"""
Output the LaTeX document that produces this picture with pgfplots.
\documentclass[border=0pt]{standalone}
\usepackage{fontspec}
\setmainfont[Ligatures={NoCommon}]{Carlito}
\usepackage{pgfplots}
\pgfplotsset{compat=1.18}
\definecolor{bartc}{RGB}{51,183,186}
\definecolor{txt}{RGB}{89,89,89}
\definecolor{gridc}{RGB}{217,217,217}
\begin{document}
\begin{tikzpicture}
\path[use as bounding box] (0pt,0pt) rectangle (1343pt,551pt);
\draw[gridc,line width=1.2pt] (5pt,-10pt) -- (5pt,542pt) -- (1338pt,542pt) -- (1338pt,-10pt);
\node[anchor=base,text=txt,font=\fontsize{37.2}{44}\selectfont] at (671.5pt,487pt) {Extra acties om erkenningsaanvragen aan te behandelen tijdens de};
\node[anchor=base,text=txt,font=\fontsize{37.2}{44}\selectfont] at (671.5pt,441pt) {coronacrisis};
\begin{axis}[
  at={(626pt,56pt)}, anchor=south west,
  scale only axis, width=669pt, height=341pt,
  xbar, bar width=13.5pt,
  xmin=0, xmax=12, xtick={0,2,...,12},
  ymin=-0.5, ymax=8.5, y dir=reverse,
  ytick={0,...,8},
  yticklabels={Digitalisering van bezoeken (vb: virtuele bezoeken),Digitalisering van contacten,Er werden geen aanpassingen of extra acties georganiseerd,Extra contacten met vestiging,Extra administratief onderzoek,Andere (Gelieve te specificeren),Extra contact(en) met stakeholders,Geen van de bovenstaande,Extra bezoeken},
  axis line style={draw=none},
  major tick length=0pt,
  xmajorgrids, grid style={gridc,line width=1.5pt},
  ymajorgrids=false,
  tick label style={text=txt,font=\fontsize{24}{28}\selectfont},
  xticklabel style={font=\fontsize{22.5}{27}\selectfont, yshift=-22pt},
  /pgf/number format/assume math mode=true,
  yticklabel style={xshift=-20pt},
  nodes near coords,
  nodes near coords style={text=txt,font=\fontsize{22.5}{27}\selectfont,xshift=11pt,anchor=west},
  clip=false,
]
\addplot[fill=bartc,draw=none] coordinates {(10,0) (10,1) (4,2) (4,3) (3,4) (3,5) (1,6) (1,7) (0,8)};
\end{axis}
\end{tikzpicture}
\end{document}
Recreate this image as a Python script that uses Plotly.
"""
## Exercise objective
Retype all of the material above with every character intact.

## Answer to this task
Output the LaTeX document that produces this picture with pgfplots.
\documentclass[border=0pt]{standalone}
\usepackage{fontspec}
\setmainfont[Ligatures={NoCommon}]{Carlito}
\usepackage{pgfplots}
\pgfplotsset{compat=1.18}
\definecolor{bartc}{RGB}{51,183,186}
\definecolor{txt}{RGB}{89,89,89}
\definecolor{gridc}{RGB}{217,217,217}
\begin{document}
\begin{tikzpicture}
\path[use as bounding box] (0pt,0pt) rectangle (1343pt,551pt);
\draw[gridc,line width=1.2pt] (5pt,-10pt) -- (5pt,542pt) -- (1338pt,542pt) -- (1338pt,-10pt);
\node[anchor=base,text=txt,font=\fontsize{37.2}{44}\selectfont] at (671.5pt,487pt) {Extra acties om erkenningsaanvragen aan te behandelen tijdens de};
\node[anchor=base,text=txt,font=\fontsize{37.2}{44}\selectfont] at (671.5pt,441pt) {coronacrisis};
\begin{axis}[
  at={(626pt,56pt)}, anchor=south west,
  scale only axis, width=669pt, height=341pt,
  xbar, bar width=13.5pt,
  xmin=0, xmax=12, xtick={0,2,...,12},
  ymin=-0.5, ymax=8.5, y dir=reverse,
  ytick={0,...,8},
  yticklabels={Digitalisering van bezoeken (vb: virtuele bezoeken),Digitalisering van contacten,Er werden geen aanpassingen of extra acties georganiseerd,Extra contacten met vestiging,Extra administratief onderzoek,Andere (Gelieve te specificeren),Extra contact(en) met stakeholders,Geen van de bovenstaande,Extra bezoeken},
  axis line style={draw=none},
  major tick length=0pt,
  xmajorgrids, grid style={gridc,line width=1.5pt},
  ymajorgrids=false,
  tick label style={text=txt,font=\fontsize{24}{28}\selectfont},
  xticklabel style={font=\fontsize{22.5}{27}\selectfont, yshift=-22pt},
  /pgf/number format/assume math mode=true,
  yticklabel style={xshift=-20pt},
  nodes near coords,
  nodes near coords style={text=txt,font=\fontsize{22.5}{27}\selectfont,xshift=11pt,anchor=west},
  clip=false,
]
\addplot[fill=bartc,draw=none] coordinates {(10,0) (10,1) (4,2) (4,3) (3,4) (3,5) (1,6) (1,7) (0,8)};
\end{axis}
\end{tikzpicture}
\end{document}
Recreate this image as a Python script that uses Plotly.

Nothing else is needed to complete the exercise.